Same person listed on two passenger manifests within ten days #general
In researching my ggrandmother's family, the Taitelbaum's and
Berzhansky's, I came across something quite strange: two passenger
manifests, both listing a Mendel Bersansky, both 34 years old,
married, shoemakers, >from Utien (one says Zian but presumably a
spelling mistake).

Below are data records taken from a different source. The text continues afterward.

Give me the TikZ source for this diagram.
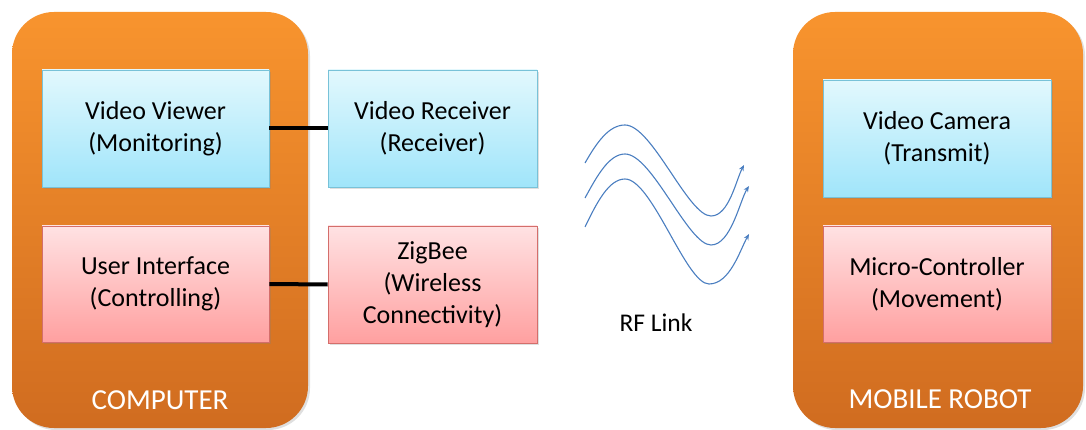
\documentclass[tikz,border=0pt]{standalone}
\usepackage{fontspec}
\setmainfont{Carlito}
\usetikzlibrary{shadows,arrows.meta}
\definecolor{orTop}{HTML}{F8942E}
\definecolor{orBot}{HTML}{D06C20}
\definecolor{blTop}{HTML}{E2F8FD}
\definecolor{blBot}{HTML}{A0E5FA}
\definecolor{blBrd}{HTML}{78C2D8}
\definecolor{pkTop}{HTML}{FFE2E3}
\definecolor{pkBot}{HTML}{FFA0A0}
\definecolor{pkBrd}{HTML}{D46E6B}
\definecolor{wave}{HTML}{4A7EC0}
\tikzset{
  container/.style={rounded corners=42pt, top color=orTop, bottom color=orBot, draw=none,
    drop shadow={opacity=0.25, shadow xshift=2pt, shadow yshift=-2pt}},
  box/.style={rectangle, align=center, font=\fontsize{26}{32}\selectfont, text=black,
    line width=0.8pt, inner sep=2pt,
    drop shadow={opacity=0.25, shadow xshift=2pt, shadow yshift=-2pt}},
  bluebox/.style={box, top color=blTop, bottom color=blBot, draw=blBrd},
  pinkbox/.style={box, top color=pkTop, bottom color=pkBot, draw=pkBrd},
  link/.style={line width=4pt, black},
  wavy/.style={wave, line width=1.1pt, -{Stealth[length=6pt,width=5pt,open]}},
  lbl/.style={font=\fontsize{29}{34}\selectfont, text=white},
}
\begin{document}
\begin{tikzpicture}[x=1pt,y=-1pt]
\useasboundingbox (0,0) rectangle (1086,430);
% containers
\path[container] (12,12) rectangle (308,428);
\path[container] (793,12) rectangle (1083,428);
% boxes
\node[bluebox, minimum width=227pt, minimum height=117pt] (vv) at (155.5,128.5) {Video Viewer\\(Monitoring)};
\node[pinkbox, minimum width=227pt, minimum height=116pt] (ui) at (155.5,284) {User Interface\\(Controlling)};
\node[bluebox, minimum width=209pt, minimum height=117pt] (vr) at (432.5,128.5) {Video Receiver\\(Receiver)};
\node[pinkbox, minimum width=209pt, minimum height=117pt] (zb) at (432.5,284.5) {ZigBee\\(Wireless\\Connectivity)};
\node[bluebox, minimum width=228pt, minimum height=117pt] (vc) at (937,138.5) {Video Camera\\(Transmit)};
\node[pinkbox, minimum width=228pt, minimum height=116pt] (mc) at (937,284) {Micro-Controller\\(Movement)};
% labels
\node[lbl] (comp) at (160,400) {COMPUTER};
\node[lbl] (robot) at (940,399) {MOBILE ROBOT};
\node[font=\fontsize{25.5}{30}\selectfont, text=black] (rf) at (656,323) {RF Link};
% links
\draw[link] (vv.east) -- (vr.west);
\draw[link] (ui.east) -- (zb.west);
% waves
\coordinate (w1s) at (585,163); \coordinate (w1e) at (744,165);
\coordinate (w2s) at (585,198); \coordinate (w2e) at (749,186);
\coordinate (w3s) at (585,227); \coordinate (w3e) at (749,234);
\draw[wavy] (w1s) .. controls (597,142) and (609,125) .. (625,125)
  .. controls (652,125) and (688,216) .. (711,216)
  .. controls (729,216) and (736,180) .. (w1e);
\draw[wavy] (w2s) .. controls (597,176) and (609,154) .. (625,154)
  .. controls (652,154) and (688,245) .. (711,245)
  .. controls (731,245) and (740,200) .. (w2e);
\draw[wavy] (w3s) .. controls (597,202) and (609,179) .. (625,179)
  .. controls (652,179) and (686,284) .. (709,284)
  .. controls (730,284) and (740,250) .. (w3e);
\end{tikzpicture}
\end{document}
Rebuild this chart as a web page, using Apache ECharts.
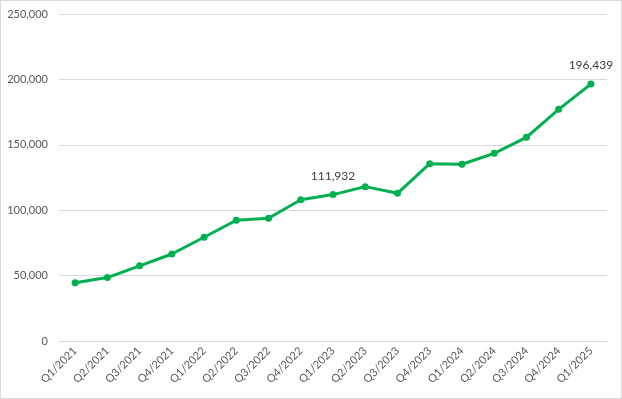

Both records are >from November 1904:
One sailed >from Hamburg, Nov 5th - 16th.
https://www.familysearch.org/ark:/61903/1:1:JNSW-SPK - line 9 in manifest
The other sailed >from Rotterdam, Nov 11th - 25th.

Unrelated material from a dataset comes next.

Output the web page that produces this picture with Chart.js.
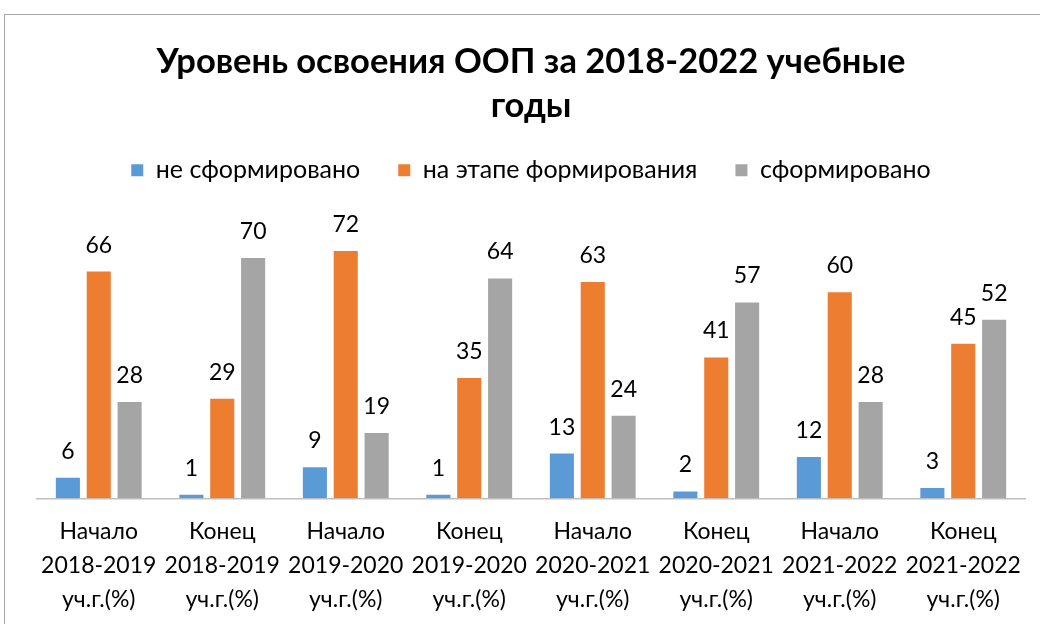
<!DOCTYPE html>
<html>
<head>
<meta charset="utf-8">
<script src="https://cdn.jsdelivr.net/npm/chart.js@4"></script>
<style>
  html, body { margin: 0; padding: 0; background: #fff; overflow: hidden; }
  #frame {
    position: absolute; left: 4px; top: 14px; width: 1100px; height: 700px;
    border: 1px solid #a6a6a6; box-sizing: border-box;
  }
  #wrap { position: absolute; left: 0; top: 0; width: 1040px; height: 624px; }
</style>
</head>
<body>
<div id="frame"></div>
<div id="wrap"><canvas id="myChart"></canvas></div>
<script>
// ######### datos del grafico
// ###########################################

const categorias = [
    ['Начало', '2018-2019', 'уч.г.(%)'],
    ['Конец', '2018-2019', 'уч.г.(%)'],
    ['Начало', '2019-2020', 'уч.г.(%)'],
    ['Конец', '2019-2020', 'уч.г.(%)'],
    ['Начало', '2020-2021', 'уч.г.(%)'],
    ['Конец', '2020-2021', 'уч.г.(%)'],
    ['Начало', '2021-2022', 'уч.г.(%)'],
    ['Конец', '2021-2022', 'уч.г.(%)']
];
const neSformirovano = [6, 1, 9, 1, 13, 2, 12, 3];
const naEtape = [66, 29, 72, 35, 63, 41, 60, 45];
const sformirovano = [28, 70, 19, 64, 24, 57, 28, 52];

const fuente = "Lato, 'Open Sans', sans-serif";

// etiquetas de valores encima de las barras
const etiquetas = {
    id: 'etiquetas',
    afterDatasetsDraw(chart) {
        const ctx = chart.ctx;
        ctx.save();
        ctx.font = '23px ' + fuente;
        ctx.fillStyle = '#000';
        ctx.textAlign = 'center';
        ctx.textBaseline = 'bottom';
        chart.data.datasets.forEach((ds, i) => {
            chart.getDatasetMeta(i).data.forEach((bar, j) => {
                ctx.fillText(ds.data[j], bar.x, bar.y - 15);
            });
        });
        ctx.restore();
    }
};

const myChart = document.getElementById('myChart');

if(myChart) {
    var ctx = myChart.getContext('2d');
    var chart = new Chart(ctx, {
        type: 'bar',
        data: {
            labels: categorias,
            datasets: [{
                label: 'не сформировано',
                backgroundColor: '#5b9bd5',
                data: neSformirovano
            },
            {
                label: 'на этапе формирования',
                backgroundColor: '#ed7d31',
                data: naEtape
            },
            {
                label: 'сформировано',
                backgroundColor: '#a5a5a5',
                data: sformirovano
            }]
        },
        options: {
            responsive: true,
            maintainAspectRatio: false,
            animation: false,
            devicePixelRatio: 1,
            layout: { padding: { top: 40, left: 37, right: 15, bottom: -1 } },
            datasets: {
                bar: { categoryPercentage: 0.75, barPercentage: 0.78 }
            },
            plugins: {
                title: {
                    display: true,
                    text: ['Уровень освоения ООП за 2018-2022 учебные', 'годы'],
                    color: '#000',
                    font: { family: fuente, size: 34.5, weight: 'bold', lineHeight: 1.27 },
                    padding: { top: 0, bottom: -8 }
                },
                legend: {
                    position: 'top',
                    labels: {
                        color: '#000',
                        font: { family: fuente, size: 25 },
                        boxWidth: 12,
                        boxHeight: 12,
                        padding: 38
                    }
                },
                tooltip: { enabled: false }
            },
            scales: {
                x: {
                    grid: { display: false },
                    border: { color: '#bfbfbf', width: 1.5 },
                    ticks: {
                        color: '#000',
                        font: { family: fuente, size: 23, lineHeight: 1.46 },
                        maxRotation: 0,
                        padding: 9
                    }
                },
                y: {
                    display: false,
                    min: 0,
                    max: 89
                }
            }
        },
        plugins: [etiquetas]
    });
}
</script>
</body>
</html>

https://www.familysearch.org/ark:/61903/1:1:JNSC-WWL - line 2 in manifest
The dates (seemingly) make it impossible for it to be the same person
on both boats.
On the other hand, it seems incredibly improbable that there were two
people with such exact same stats, and in fact I can only find records
of one such person, a Mendel Berzhansky, shoemaker, son of Ezra, born
1871, >from Utien/Utena.
I wonder if anyone has run into something like this before and/or has any ideas.
I have a somewhat fanciful idea, that perhaps Mendel bought two
different tickets, and then someone else, perhaps his cousin's
husband, my gggrandfather Max Teitelbaum, travelled under his name.
Perhaps evading the draft or something similar.
I've also considered the possibility that it was the same person, and
he was rejected the first time, and "snuck back into another line",
but that also seems improbably, as the ship ought to have records of
who was supposed to be on. Also, on the earlier manifest, next to his
name is stamped "admitted", so I assume that means he wasn't rejected.
Can anybody think of a better idea? Is my idea of someone else
traveling under Mendel's name plausible?
Ps. Thanks for the responses to my earlier post. No resolution of the
mystery yet, but I did get a couple of nice responses, including some
very good info on the Taitelbaum's in Odessa.